Earlier, we matched up Theresa May and Jeremy Corbyn.  While Corbyn’s favourability with the under-35 age group was better than Theresa May’s (though still negative), his favourability ratings with older voters tanked almost exponentially, while the Prime Minister’s rose.  This pattern is repeated here in the comparison of Corbyn and Smith.  While Corbyn wins head-to-head contests against Owen Smith with voters between the ages of 18 and 34, that support turns over toward Smith thereafter, with Smith winning the over-65 age group by 41 points.

Age group

Corbyn

Smith

18 to 24

-1

-11

25 to 34

-3

-16

35 to 44

-18

-15

45 to 54

-30

-13

55 to 64

-42

-15

65 and older

-56

-15

Across classes: Smith unpopular with each, Corbyn even more so

For two people vying to lead the Labour Party into the next election, one might have expected them to poll better with the working class than richer, more professional voters.  This is not so for neither Corbyn nor Smith.  They both poll negatively and do so consistently across the AB, C1, C2 and DE social classes.  But while Corbyn polls between -26 and -29, Smith polls only between -13 and -18.  To be sure, these data are hardly anything for Owen Smith to be joyous about – especially as he has had far less attention and scrutiny than his opponent for the job – but if we’re looking into their relative popularity, it is worth concluding that Smith is consistently more popular than Jeremy Corbyn across the social classes:

Social class

Corbyn

Smith

Who wins?

AB

-27

-13

Smith – 14

C1

-29

-13

Smith – 16

C2

-27

-18

Smith – 9

DE

-26

-14

Smith - 12

Take-away: Smith is less unpopular than Corbyn

If there is any victory in these numbers for Smith, it cannot be a happy one.  Sure, he wins almost every head-to-head in the August ComRes poll against his party leader and opponent, but it can only be worrying that someone so new in the mind of the electorate already has such high negatives.  On top of that, while 21% of people had neither a favourable nor unfavourable view of Corbyn and 7% didn’t know, 35% had neither a favourable nor unfavourable view of Smith, with 29% saying they didn’t know.  But facts are facts, and the bottom line in this match-up is that Smith is only half as unpopular as Jeremy Corbyn, having a glorious -14 rating compared to the Labour leader’s -28.

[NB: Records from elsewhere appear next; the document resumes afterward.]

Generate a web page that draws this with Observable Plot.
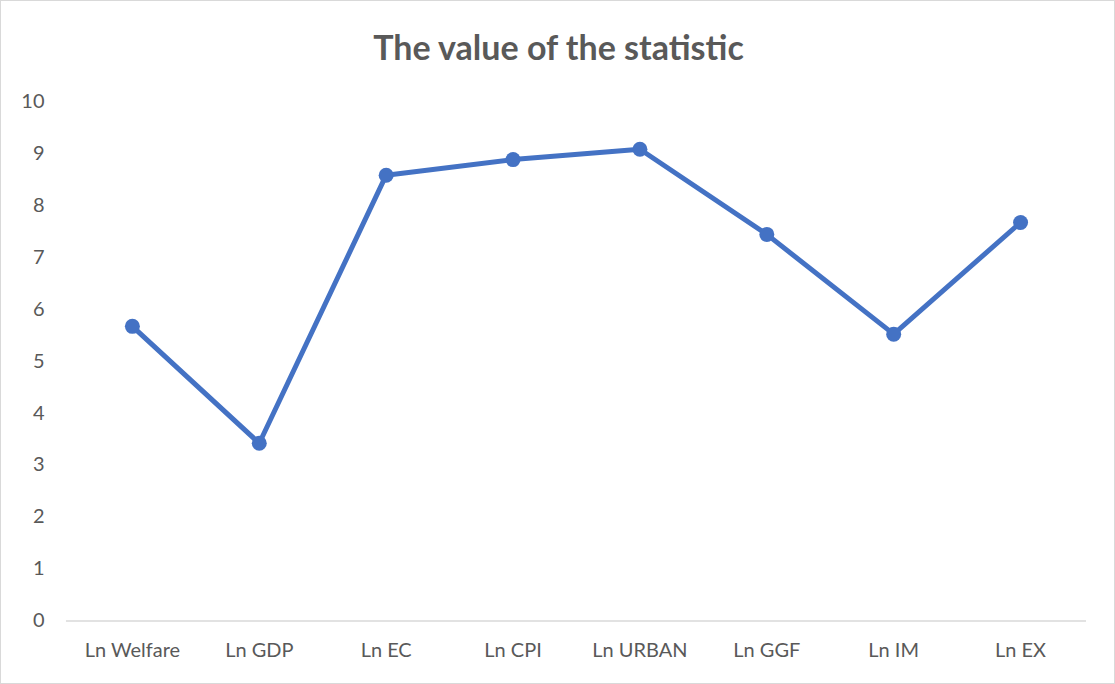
<!DOCTYPE html>
<html>
<head>
<meta charset="utf-8">
<script src="https://cdn.jsdelivr.net/npm/d3@7"></script>
<script src="https://cdn.jsdelivr.net/npm/@observablehq/plot@0.6"></script>
<style>
  html, body { margin: 0; padding: 0; background: #fff; }
  #wrap { position: relative; width: 1115px; height: 684px; box-sizing: border-box; border: 1px solid #d9d9d9; overflow: hidden; }
  #title { position: absolute; left: 0; width: 1115px; top: 25px; text-align: center; font-family: Lato, "Open Sans", sans-serif; font-weight: bold; font-size: 34px; color: #595959; line-height: 42px; }
  #chart { position: absolute; left: -1px; top: -1px; }
</style>
</head>
<body>
<div id="wrap">
  <div id="title">The value of the statistic</div>
  <div id="chart"></div>
</div>
<script>
const categories = ["Ln Welfare", "Ln GDP", "Ln EC", "Ln CPI", "Ln URBAN", "Ln GGF", "Ln IM", "Ln EX"];
const values = [5.67, 3.42, 8.58, 8.88, 9.08, 7.44, 5.52, 7.67];
const yTicks = [0, 1, 2, 3, 4, 5, 6, 7, 8, 9, 10];

const data = categories.map((c, i) => ({category: c, value: values[i]}));

const plot = Plot.plot({
  width: 1115,
  height: 684,
  marginTop: 101,
  marginBottom: 63,
  marginLeft: 66,
  marginRight: 28,
  style: {fontFamily: "Lato, 'Open Sans', sans-serif", fontSize: "20px", color: "#595959", background: "transparent"},
  x: {type: "point", domain: categories, padding: 0.5, label: null},
  y: {domain: [0, 10], label: null},
  marks: [
    Plot.ruleY([0], {stroke: "#d9d9d9", strokeWidth: 1.5}),
    Plot.axisY({ticks: yTicks, tickSize: 0, tickPadding: 22, fontSize: 20, fill: "#595959", label: null}),
    Plot.axisX({tickSize: 0, tickPadding: 22, fontSize: 20, fill: "#595959", label: null}),
    Plot.line(data, {x: "category", y: "value", stroke: "#4472C4", strokeWidth: 5, strokeLinejoin: "round", strokeLinecap: "round"}),
    Plot.dot(data, {x: "category", y: "value", r: 7.5, fill: "#4472C4", stroke: "none"})
  ]
});
document.getElementById("chart").appendChild(plot);
</script>
</body>
</html>
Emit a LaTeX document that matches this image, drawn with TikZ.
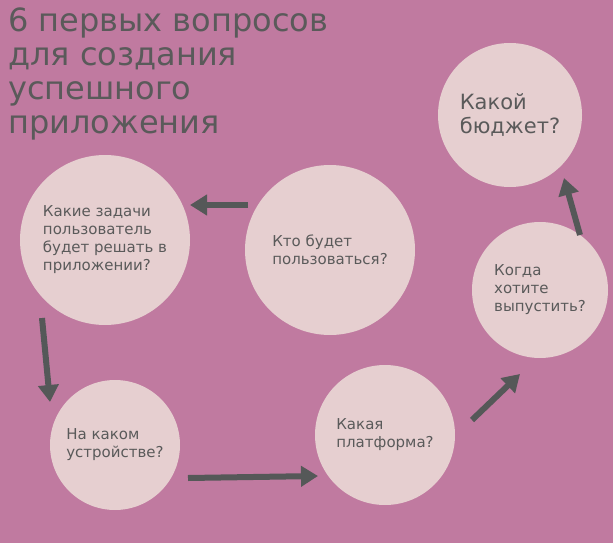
\documentclass[tikz,border=0pt]{standalone}
\usepackage{fontspec}
\setmainfont{DejaVu Sans}
\usetikzlibrary{arrows.meta}
\definecolor{bgpink}{HTML}{C07AA0}
\definecolor{circ}{HTML}{E6CFD0}
\definecolor{txt}{HTML}{5A5A5A}
\definecolor{arr}{HTML}{555858}
\begin{document}
\begin{tikzpicture}[x=1pt,y=-1pt,
  bubble/.style={circle, fill=circ, align=left, text=txt, inner sep=0pt, font=\fontsize{15}{18}\selectfont},
  arrow/.style={-{Triangle[length=17pt,width=20pt]}, line width=6pt, draw=arr}
]
\fill[bgpink] (0,0) rectangle (613,543);
\useasboundingbox (0,0) rectangle (613,543);

% Title
\node[anchor=north west, align=left, text=txt, font=\fontsize{32}{34}\selectfont, inner sep=0pt] (title) at (8,8) {6 первых вопросов\\для создания\\успешного\\приложения};

% Circles
\node[bubble, minimum size=170pt] (who) at (330,250) {Кто будет\\пользоваться?};
\node[bubble, minimum size=170pt] (tasks) at (105,240) {Какие задачи\\пользователь\\будет решать в\\приложении?};
\node[bubble, minimum size=130pt] (device) at (115,445) {На каком\\устройстве?};
\node[bubble, minimum size=140pt] (platform) at (385,435) {Какая\\платформа?};
\node[bubble, minimum size=136pt] (when) at (540,290) {Когда\\хотите\\выпустить?};
\node[bubble, minimum size=144pt, font=\fontsize{21}{24}\selectfont] (budget) at (510,115) {Какой\\бюджет?};

% Arrow ends
\coordinate (a1) at (248,205); \coordinate (b1) at (190,205);
\coordinate (a2) at (42,318);  \coordinate (b2) at (50,402);
\coordinate (a3) at (188,478); \coordinate (b3) at (318,476);
\coordinate (a4) at (472,420); \coordinate (b4) at (520,374);
\coordinate (a5) at (580,235); \coordinate (b5) at (564,178);

% Arrows
\foreach \i in {1,...,5}
  \draw[arrow] (a\i) -- (b\i);
\end{tikzpicture}
\end{document}
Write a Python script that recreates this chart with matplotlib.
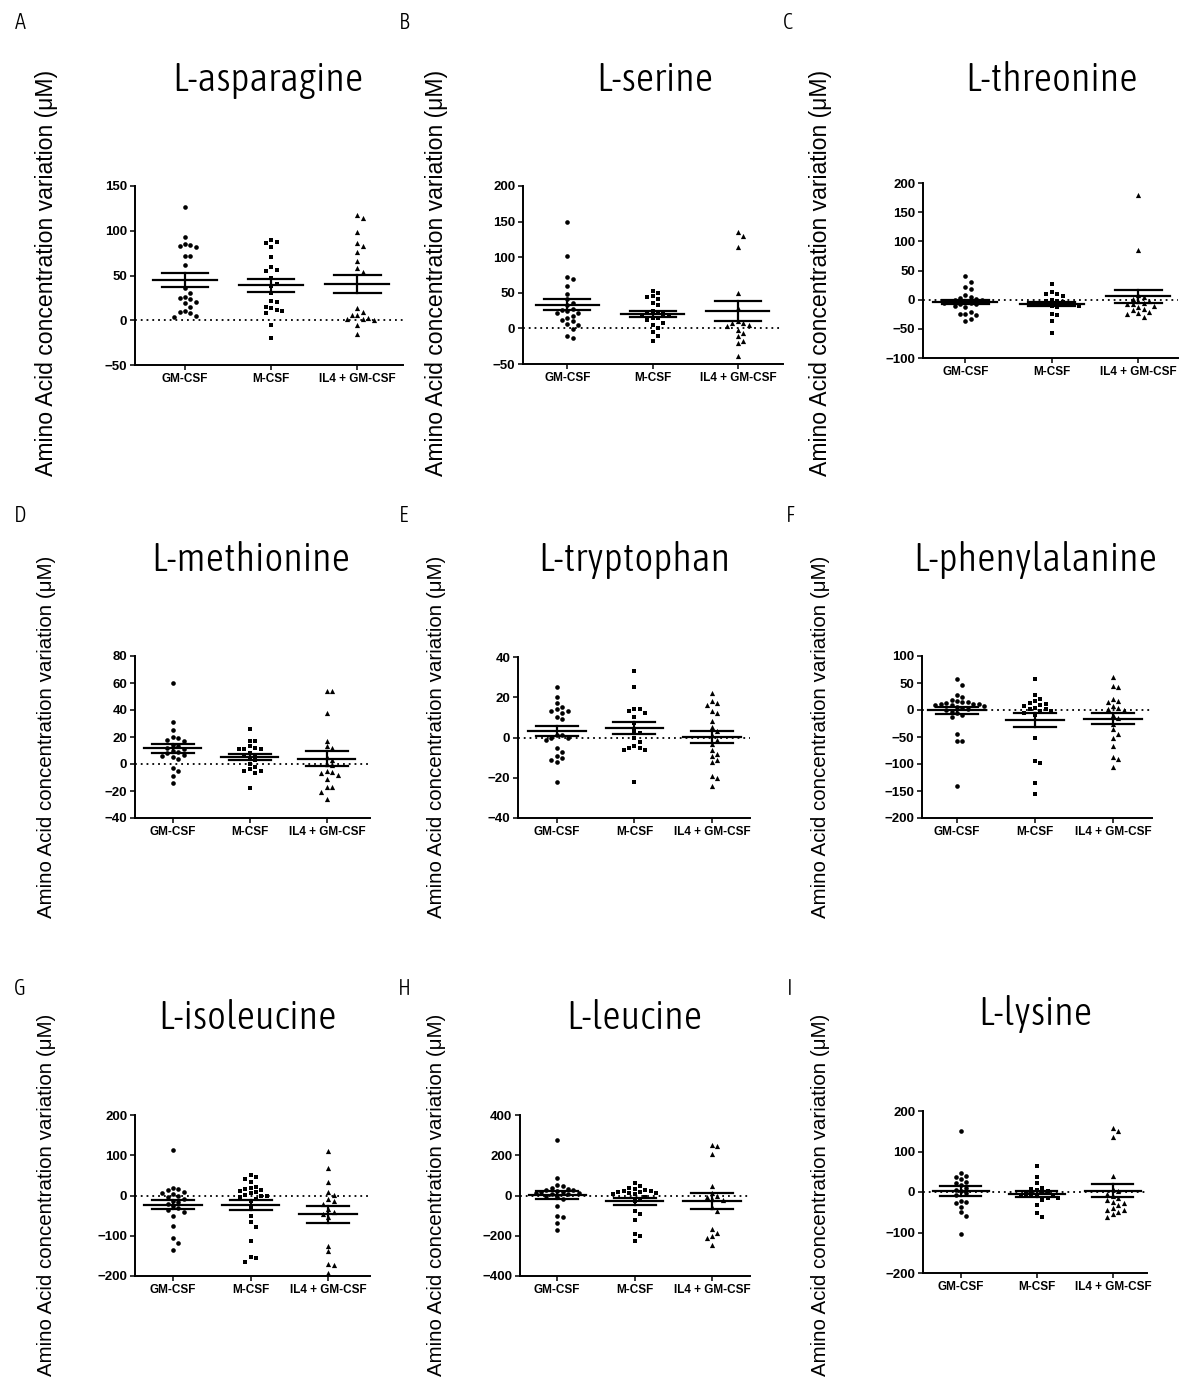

But there’s a question we should ask at the end of all this analysis: Does it actually matter at all?  Jeremy Corbyn has been unpopular for a long time, and has been even less popular than his party for some time as well.  He has been accused of his former backers of having no direction, of not being patriotic enough to win an election, and of refusing to communicate with his party in Parliament.  Yet the latest odds put his rival at 15% to win the contest.  In the battle between the PLP and the membership, the latter is winning.  And so it seems to be the case that the candidate who polls best in the country will lose the leadership election in September.